The town noted that “the attitudes and opinions held at the inception of this endeavour are not the same today,” adding that the current council voted unanimously to not appeal the Justice’s decision.

“We are now committed to listening and understanding the history of the Indigenous people in this country, and how best we might move towards reconciliation,” the release said.

“In light of the current circumstance, we hope that the end of this litigation can serve as a starting point in our shared history. Our commitment to learning and progressing as an organization and community is strong and steadfast.
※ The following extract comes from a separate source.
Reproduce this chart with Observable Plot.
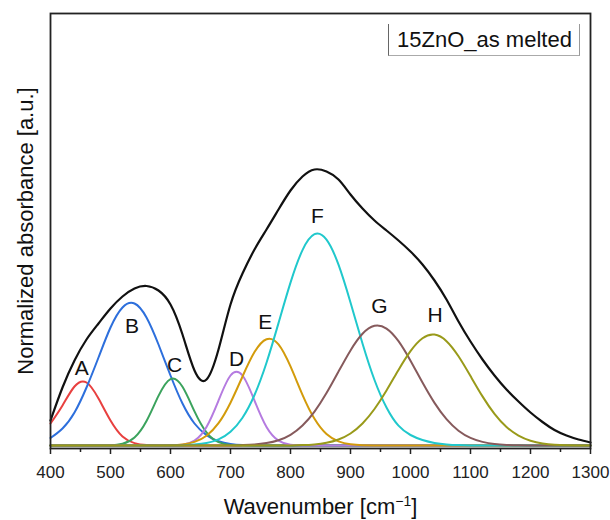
<!DOCTYPE html>
<html>
<head>
<meta charset="utf-8">
<script src="https://cdn.jsdelivr.net/npm/d3@7"></script>
<script src="https://cdn.jsdelivr.net/npm/@observablehq/plot@0.6"></script>
<style>
  body { margin: 0; background: #fff; }
  #wrap { position: relative; width: 610px; height: 520px; font-family: Arial, "Liberation Sans", sans-serif; }
  #legend { position: absolute; left: 388px; top: 24px; width: 192px; height: 32px; box-sizing: border-box;
            border-left: 1px solid #666; border-right: 1px solid #999; border-bottom: 1px solid #aaa;
            font-size: 22px; line-height: 31px; padding-left: 8px; color: #111; white-space: nowrap; }
</style>
</head>
<body>
<div id="wrap"><div id="legend"></div></div>
<script>
// ---- data ----
const wavenumber = [400, 420, 440, 460, 480, 500, 520, 540, 560, 580,
                    600, 620, 640, 660, 680, 700, 720, 740, 760, 780,
                    800, 820, 840, 860, 880, 900, 920, 940, 960, 980,
                    1000, 1020, 1040, 1060, 1080, 1100, 1120, 1140, 1160, 1180,
                    1200, 1220, 1240, 1260, 1280, 1300];

const measured = [25, 58, 85, 106, 122, 137, 149, 157, 159.5, 155,
                  141, 111, 75, 66, 96, 141, 172, 196, 216, 236,
                  255, 269, 276, 274, 266, 251, 237, 225, 215, 205,
                  194, 181, 165, 146, 124, 104, 86, 70, 56, 44,
                  33, 23.5, 15.5, 10, 6, 3];

const peakA = [22, 40, 59, 63, 47, 25, 9, 2.4, 0.5, 0.1,
               0, 0, 0, 0, 0, 0, 0, 0, 0, 0,
               0, 0, 0, 0, 0, 0, 0, 0, 0, 0,
               0, 0, 0, 0, 0, 0, 0, 0, 0, 0,
               0, 0, 0, 0, 0, 0];
const peakB = [7.5, 17, 33, 58, 88, 118, 138, 142, 128, 101,
               70, 42, 22, 10.4, 4.2, 1.5, 0.4, 0, 0, 0,
               0, 0, 0, 0, 0, 0, 0, 0, 0, 0,
               0, 0, 0, 0, 0, 0, 0, 0, 0, 0,
               0, 0, 0, 0, 0, 0];
const peakC = [0, 0, 0, 0, 0, 0.1, 1.7, 8, 24.5, 49.6,
               66.4, 58.7, 34.1, 13.1, 3.3, 0.6, 0.1, 0, 0, 0,
               0, 0, 0, 0, 0, 0, 0, 0, 0, 0,
               0, 0, 0, 0, 0, 0, 0, 0, 0, 0,
               0, 0, 0, 0, 0, 0];
const peakD = [0, 0, 0, 0, 0, 0, 0, 0, 0, 0,
               0, 0.8, 4.9, 18.5, 44.9, 70, 70, 44.9, 18.5, 4.9,
               0.8, 0.1, 0, 0, 0, 0, 0, 0, 0, 0,
               0, 0, 0, 0, 0, 0, 0, 0, 0, 0,
               0, 0, 0, 0, 0, 0];
const peakE = [0, 0, 0, 0, 0, 0, 0, 0, 0, 0,
               0.3, 1.1, 3.6, 9.8, 22.3, 42.8, 69, 93.4, 106.3, 101.2,
               79.1, 50.7, 26.7, 11.5, 4.1, 1.2, 0.3, 0.1, 0, 0,
               0, 0, 0, 0, 0, 0, 0, 0, 0, 0,
               0, 0, 0, 0, 0, 0];
const peakF = [0, 0, 0, 0, 0, 0, 0, 0, 0, 0,
               0, 0, 0.9, 2.5, 6.1, 13.8, 27.8, 50.5, 82.8, 122.4,
               162.9, 195.4, 211.3, 205.9, 180.8, 143, 102, 65.5, 38, 19.8,
               10.5, 5.5, 2.6, 1.1, 0.4, 0.1, 0, 0, 0, 0,
               0, 0, 0, 0, 0, 0];
const peakG = [0, 0, 0, 0, 0, 0, 0, 0, 0, 0,
               0, 0, 0, 0, 0, 0, 0.4, 1, 2.4, 5.3,
               10.7, 20, 33.9, 52.4, 73.9, 95.1, 111.7, 119.7, 116.9, 104.3,
               84.8, 62.9, 42.6, 26.3, 14.8, 7.6, 3.6, 1.5, 0.6, 0.2,
               0.1, 0, 0, 0, 0, 0];
const peakH = [0, 0, 0, 0, 0, 0, 0, 0, 0, 0,
               0, 0, 0, 0, 0, 0, 0, 0, 0, 0,
               0.1, 0.4, 1.1, 2.7, 6, 12, 22, 36.5, 55, 75.6,
               94.4, 107.3, 110.9, 104.3, 89.2, 69.4, 49.1, 31.6, 18.5, 9.9,
               4.8, 2.1, 0.8, 0.3, 0.1, 0];

const peakNames = ["A", "B", "C", "D", "E", "F", "G", "H"];
const labelWavenumber = [452, 536, 607, 710, 758, 845, 948, 1041];
const labelHeight = [77.5, 119, 80, 86, 123, 229, 139, 130.5];

const majorTicks = [400, 500, 600, 700, 800, 900, 1000, 1100, 1200, 1300];
const minorTicks = [450, 550, 650, 750, 850, 950, 1050, 1150, 1250];
const legendLabel = "15ZnO_as melted";
const xTitle = "Wavenumber [cm−1]";
const yTitle = "Normalized absorbance [a.u.]";

// ---- styles ----
const peakSeries = [peakA, peakB, peakC, peakD, peakE, peakF, peakG, peakH];
const peakColors = ["#e8403f", "#2d6fdc", "#3ba35d", "#b57be0", "#d39b0b", "#20c8cc", "#865a5c", "#999a1a"];
const font = "Arial, 'Liberation Sans', sans-serif";

const rowsFor = arr => wavenumber.map((w, i) => ({w, v: arr[i]}));
const labelRows = peakNames.map((n, i) => ({n, w: labelWavenumber[i], v: labelHeight[i]}));

const chart = Plot.plot({
  width: 610,
  height: 520,
  marginLeft: 50,
  marginRight: 20,
  marginTop: 13,
  marginBottom: 72,
  style: {fontFamily: font, color: "#222", background: "#fff", overflow: "visible"},
  x: {domain: [400, 1300], label: null},
  y: {domain: [-3, 432], axis: null},
  marks: [
    Plot.axisX({ticks: majorTicks, tickSize: 6, tickPadding: 11, fontSize: 17, label: null, strokeWidth: 1.5, tickFormat: d => String(d)}),
    Plot.axisX({ticks: minorTicks, tickSize: 4, tickFormat: () => "", label: null, strokeWidth: 1.5}),
    ...peakSeries.map((arr, i) => Plot.line(rowsFor(arr), {x: "w", y: "v", stroke: peakColors[i], strokeWidth: 2, curve: "natural"})),
    Plot.line(rowsFor(measured), {x: "w", y: "v", stroke: "#111", strokeWidth: 2.2, curve: "natural"}),
    Plot.text(labelRows, {x: "w", y: "v", text: "n", fontSize: 21, fill: "#111"}),
    Plot.text([xTitle], {frameAnchor: "bottom", dy: 65, fontSize: 22, fill: "#111"}),
    Plot.text([yTitle], {frameAnchor: "left", dx: -25, rotate: -90, textAnchor: "middle", fontSize: 22, fill: "#111"}),
    Plot.frame({stroke: "#222", strokeWidth: 1.8})
  ]
});

// superscript in the x title
d3.select(chart).selectAll("text").each(function() {
  if (this.textContent === xTitle) {
    const t = d3.select(this);
    t.text("Wavenumber [cm");
    t.append("tspan").attr("dy", -8).attr("font-size", 14).text("−1");
    t.append("tspan").attr("dy", 8).text("]");
  }
});

document.getElementById("wrap").prepend(chart);
chart.style.position = "absolute";
chart.style.left = "0";
chart.style.top = "0";
document.getElementById("legend").textContent = legendLabel;
</script>
</body>
</html>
We are committed to working with Agency One and all of the First Nations of the Southern region of Treaty Three to help heal the harm of past decisions and work towards a future relationship based on a foundation of mutual respect and open dialogue.”
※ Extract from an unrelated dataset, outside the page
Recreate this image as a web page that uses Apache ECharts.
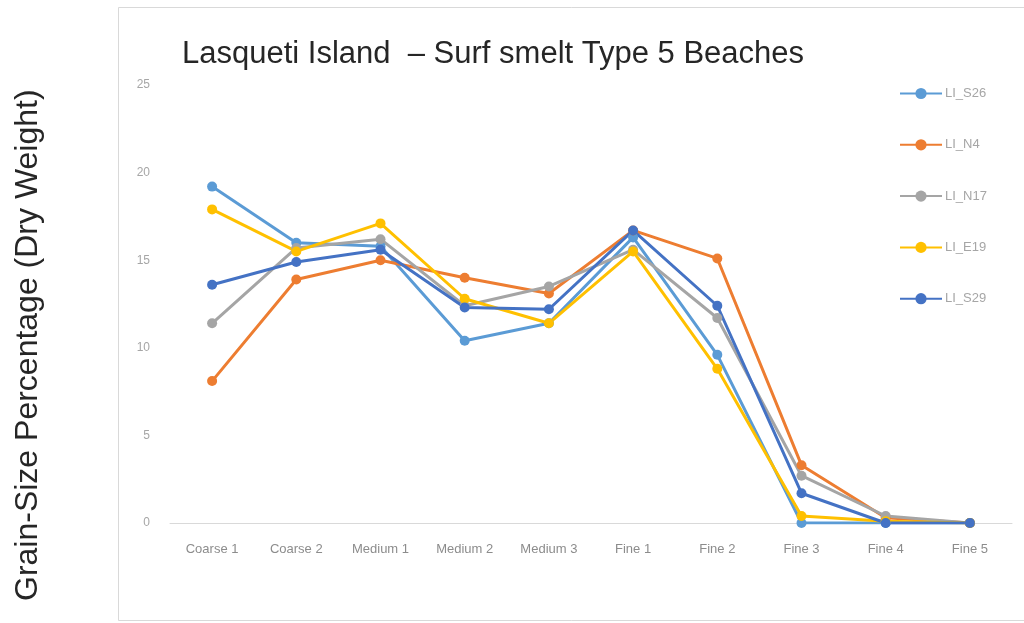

The town had argued that the agreements struck through the years with the governments of Ontario and Canada has given them ownership of the property, while Agency One argues the land was never sold or given outright but was always the subject of a longterm lease between the Town of Fort Frances that expired in 2009.

Fregeau’s ruling dismissed the town’s claims of ownership, highlighting, among other points, the wording of a 1908 agreement the town claims gives it a “permanent, legal interest” in the lands and saying that he was “not persuaded” by the town’s argument.

“I am not persuaded, despite the very able arguments by counsel for the Town, that the 1908 OIC (Order in Council) can be interpreted as an actual conveyance by Ontario of a permanent, legal interest in an undescribed parcel of the First Nations’ reserve land directly to the Town, for no consideration,” Fregeau wrote in his decision.

“Such an interpretation is inconsistent with the plain and ordinary meaning of the words in the 1908 OIC. It is also inconsistent with the express terms of the 1908 Surrender, pursuant to which the reserve lands were surrendered to the Crown “to sell… upon such terms as [Canada] may deem most conducive” to the welfare of the First Nations, “reserving the right to [the First Nations]… hold any future gatherings” on the surrendered lands. I accept the submissions of the First Nations, Canada and Ontario that the Town’s suggested interpretation is, in the circumstances, wholly contrary to the honour of the Crown and the Crown’s fiduciary obligations to the First Nations when dealing with surrendered reserve lands.

The justice also dismissed two additional claims made by the town for damages for “breach of promise and agreement, and/or breach of duty” between it and the governments of Canada and Ontario in the event that the justice’s decision did not side with the town, asking for $50,000,000 for failing to comply with the September 1908 Order in Council, and a further $2,000,000 as reimbursement for “capital improvements undertaken by the Town for Point Park on the basis of unjust enrichment.” Fregeau said he found “no trust has been established on the record” that shows either government was in a fiduciary relationship with the town that would give merit to the town’s claim of any breach of trust.

In a press release following the justice’s report being released, Agency One, which is comprised of Couchiching, Mitaanjigamiing, Naicatchewenin and Nigigoonsiminikaaning First Nations, welcomed the decision and called for the town and governments to work together with Agency One to move forward in “building a future grounded in respectful dialogue, environmental stewardship, and shared community wellbeing.”

“This is not a moment for triumph, it is a moment for clarity,” said Agency One Chiefs and Councils.

“This decision reaffirms what our Elders, leaders, and communities have always known – that the promises made to our people cannot be overridden by convenience or assumptions of entitlement… We call upon municipal, provincial, and federal governments to reflect on the consequences of this case and to work with us — not around us — as we move forward. The harm of past decisions, made without our consent, must not be repeated.”